While it might not seem like a big issue, it significantly affect the running time of our program: Indeed, having four recursive calls instead of three takes us right back to the grade school algorithm's performance. However, it stills leaves us with the ability to perform accurate and fast multiplication on big numbers that would not otherwise be possible using JavaScript's standard library.
Let's try and see what that might look like:
const multiply = (x, y) => {
if (BigInt(x) < 10n && BigInt(y) < 10n) {
return BigInt(x) * BigInt(y);
}
const n = BigInt(Math.max(x.length, y.length));
const halfN = n / 2n;
const xHalf = Math.ceil(x.length / 2);
const yHalf = Math.ceil(y.length / 2);
const a = x.substring(0, xHalf);
const b = x.substring(xHalf);
const c = y.substring(0, yHalf);
const d = y.substring(yHalf);
const ac = multiply(a, c);
const bd = multiply(b, d);
const ad = multiply(a, d);
const bc = multiply(b, c);
return ac * 10n ** n + (ad + bc) * 10n ** halfN + bd;
};
console.log(
multiply(
"3141592653589793238462643383279502884197169399375105820974944592",
"2718281828459045235360287471352662497757247093699959574966967627"
)
);
//8539734222673567065463550869546574495034888535765114961879601127067743044893204848617875072216249073013374895871952806582723184n
This yields the right result, and in a matter of (milli)seconds! We've done it! 🥳
But how to implement the full-blown Karatsuba algorithm then?
For the algorithm to be complete and an accurate implementation, we would need to implement custom add, multiply and subtract functions that work with Strings or Vectors (depending on what we choose), allowing us to work without loosing any precision.

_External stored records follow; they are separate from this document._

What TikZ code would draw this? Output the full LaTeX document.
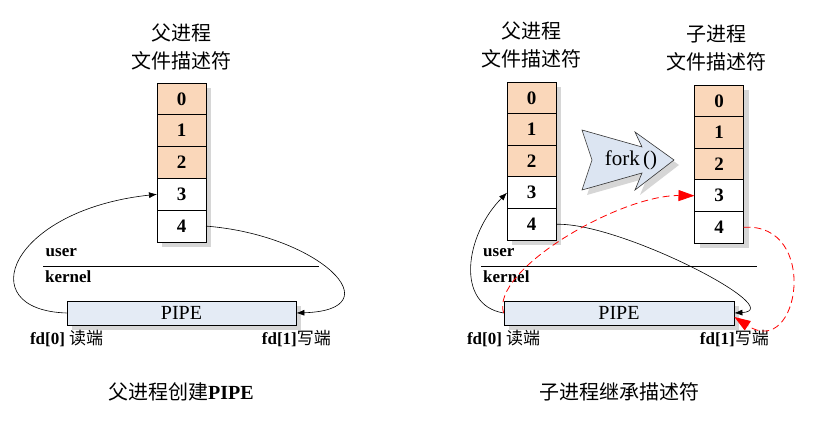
\documentclass[tikz,border=0pt]{standalone}
\usepackage{fontspec}
\setmainfont{Liberation Serif}
\newfontfamily\cjk{Noto Sans CJK SC}
\usetikzlibrary{
  arrows.meta,
  positioning,
  calc,
  shadows
}
\definecolor{fdStd}{HTML}{FAD7BA}
\definecolor{pipeFill}{HTML}{E4EBF5}
\definecolor{forkFill}{HTML}{DCE5F2}
\definecolor{shadowGray}{HTML}{D6D6D6}
\definecolor{inheritRed}{HTML}{FF0000}
\tikzset{
  boxshadow/.style={
    drop shadow={shadow xshift=5pt, shadow yshift=-5pt, fill=shadowGray, opacity=1}
  },
  fdcell/.style={
    draw, line width=0.8pt, outer sep=0pt, minimum width=49pt, minimum height=31.8pt,
    font=\fontsize{19}{19}\selectfont\bfseries, boxshadow
  },
  stdfd/.style={fdcell, fill=fdStd},
  pipefd/.style={fdcell, fill=white},
  pipebox/.style={
    draw, line width=0.8pt, fill=pipeFill, minimum height=24pt,
    font=\fontsize{20}{20}\selectfont, boxshadow
  },
  heading/.style={font=\cjk\fontsize{20}{28}\selectfont, align=center},
  endlabel/.style={font=\fontsize{17}{17}\selectfont, inner sep=1pt},
  modelabel/.style={font=\fontsize{17}{17}\selectfont\bfseries, inner sep=0pt, anchor=base west},
  caption/.style={font=\fontsize{20}{20}\selectfont},
  forkshape/.style={fill=forkFill, draw=black!80, line width=0.6pt, boxshadow},
  rwlink/.style={-{Latex[length=8pt,width=6pt]}, line width=0.6pt},
  inherit/.style={-{Triangle[length=16pt,width=11pt]}, line width=0.8pt, inheritRed, dash pattern=on 7pt off 4pt},
  divider/.style={line width=0.8pt}
}

\begin{document}
\begin{tikzpicture}[x=1pt, y=-1pt]
  \useasboundingbox (0,0) rectangle (820,435);

  % parent creates the pipe
  \node[heading] (tL) at (181,47) {父进程\\文件描述符};
  \foreach \i/\sty in {0/stdfd,1/stdfd,2/stdfd,3/pipefd,4/pipefd}{
    \node[\sty] (L\i) at (181.5, 98.9+31.8*\i) {\i};
  }
  \coordinate (divLa) at (43,266);
  \coordinate (divLb) at (319,266);
  \draw[divider] (divLa) -- (divLb);
  \node[modelabel] (userL) at (45.5,257) {user};
  \node[modelabel] (kernelL) at (45,283) {kernel};
  \node[pipebox, minimum width=229pt] (pipeL) at (181.5,313) {PIPE};
  \node[endlabel, below=4pt] (rdL) at (pipeL.south west) {\textbf{fd[0]} {\cjk 读端}};
  \node[endlabel, below=4pt] (wrL) at (pipeL.south east) {\textbf{fd[1]}{\cjk 写端}};
  \node[caption] (capL) at (181,392) {{\cjk 父进程创建}\textbf{PIPE}};
  \draw[rwlink] (pipeL.west) .. controls (-30,310) and (10,210) .. (L3.west);
  \draw[rwlink] (L4.east) .. controls (320,235) and (395,310) .. (pipeL.east);

  % child inherits the descriptors
  \node[heading] (tP) at (531,45) {父进程\\文件描述符};
  \node[heading] (tC) at (716,48) {子进程\\文件描述符};
  \foreach \i/\sty in {0/stdfd,1/stdfd,2/stdfd,3/pipefd,4/pipefd}{
    \node[\sty] (P\i) at (531.5, 97.9+31.6*\i) {\i};
    \node[\sty] (C\i) at (719, 100.9+31.6*\i) {\i};
  }
  \filldraw[forkshape] (582,130) -- (642,147) -- (635,132) -- (674,160) -- (635,190)
    -- (642,173) -- (582,190) -- (592,160) -- cycle;
  \node[font=\fontsize{21}{21}\selectfont] (fork) at (631,160) {fork\,()};
  \coordinate (divRa) at (481,266);
  \coordinate (divRb) at (757,266);
  \draw[divider] (divRa) -- (divRb);
  \node[modelabel] (userR) at (483,257) {user};
  \node[modelabel] (kernelR) at (483,283) {kernel};
  \node[pipebox, minimum width=230pt] (pipeR) at (619,313) {PIPE};
  \node[endlabel, below=4pt] (rdR) at (pipeR.south west) {\textbf{fd[0]} {\cjk 读端}};
  \node[endlabel, below=4pt] (wrR) at (pipeR.south east) {\textbf{fd[1]}{\cjk 写端}};
  \node[caption] (capR) at (619,392) {\cjk 子进程继承描述符};
  \draw[rwlink] (pipeR.west) .. controls (455,305) and (465,235) .. (P3.west);
  \draw[rwlink] (P4.east) .. controls (620,222) and (790,310) .. (pipeR.east);
  \draw[inherit] (pipeR.west) .. controls (490,270) and (620,195) .. (C3.west);
  \draw[inherit] (C4.east) .. controls (820,222) and (800,360) .. ([yshift=-4pt]pipeR.east);
\end{tikzpicture}
\end{document}
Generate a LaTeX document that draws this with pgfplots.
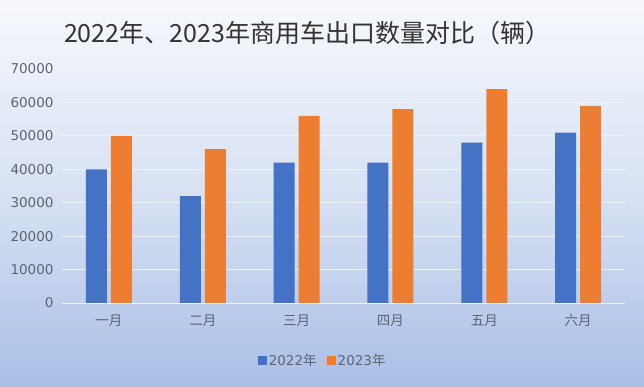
\documentclass[border=0pt]{standalone}
\usepackage{fontspec}
\setmainfont{Noto Sans CJK SC}
\newfontfamily\dv{DejaVu Sans}
\usepackage{pgfplots}
\pgfplotsset{compat=1.18}
\definecolor{bblue}{HTML}{4472C4}
\definecolor{borange}{HTML}{ED7D31}
\definecolor{bgtop}{HTML}{F6F8FC}
\definecolor{bgbot}{HTML}{A9BFE6}
\definecolor{tickgray}{HTML}{5F6470}
\begin{document}
\begin{tikzpicture}[x=1pt,y=1pt]
\shade[top color=bgtop, bottom color=bgbot, middle color=bgtop!60!bgbot] (0,0) rectangle (644,387);
\node[font=\fontsize{25}{28}\selectfont, text=black!80] at (307,354) {2022年、2023年商用车出口数量对比（辆）};
\begin{axis}[
  at={(62pt,84pt)}, anchor=south west,
  scale only axis, width=563pt, height=234pt,
  ybar=4pt, bar width=21pt,
  xmin=-0.5, xmax=5.5, ymin=0, ymax=70000,
  xtick=data, xticklabels={一月,二月,三月,四月,五月,六月},
  ytick={0,10000,...,70000},
  axis line style={draw=none},
  major tick length=0pt,
  ymajorgrids, major grid style={white!80!bgbot, line width=0.8pt},
  scaled y ticks=false,
  /pgf/number format/assume math mode=true,
  yticklabel style={/pgf/number format/fixed, /pgf/number format/1000 sep={}, font=\dv\fontsize{13.5}{15}\selectfont, text=tickgray, xshift=-5pt},
  xticklabel style={font=\fontsize{13.5}{15}\selectfont, text=tickgray, yshift=-8pt},
  xtick style={draw=none},
  legend style={at={(0.463,-0.244)}, anchor=center, draw=none, fill=none, legend columns=2, font=\fontsize{13.5}{15}\selectfont, text=tickgray, /tikz/every even column/.append style={column sep=8pt}},
  legend image code/.code={\fill[#1] (0pt,-4.5pt) rectangle (9pt,4.5pt);},
]
\addplot[fill=bblue, draw=none] coordinates {(0,40000) (1,32000) (2,42000) (3,42000) (4,48000) (5,51000)};
\addplot[fill=borange, draw=none] coordinates {(0,50000) (1,46000) (2,56000) (3,58000) (4,64000) (5,59000)};
\legend{{\dv 2022}年,{\dv 2023}年}
\end{axis}
\end{tikzpicture}
\end{document}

Also, this is something that would be probably better done in base that's a power of 2, which would allow us to use bit shift operations instead of powers, allowing for much faster execution.
While implementing those operations is usually the domain of a language standard librairy, it's nice to see how things work behind the scenes. But abstractions come at a cost and to implement this algorithm one should probably use a lower level language like Rust.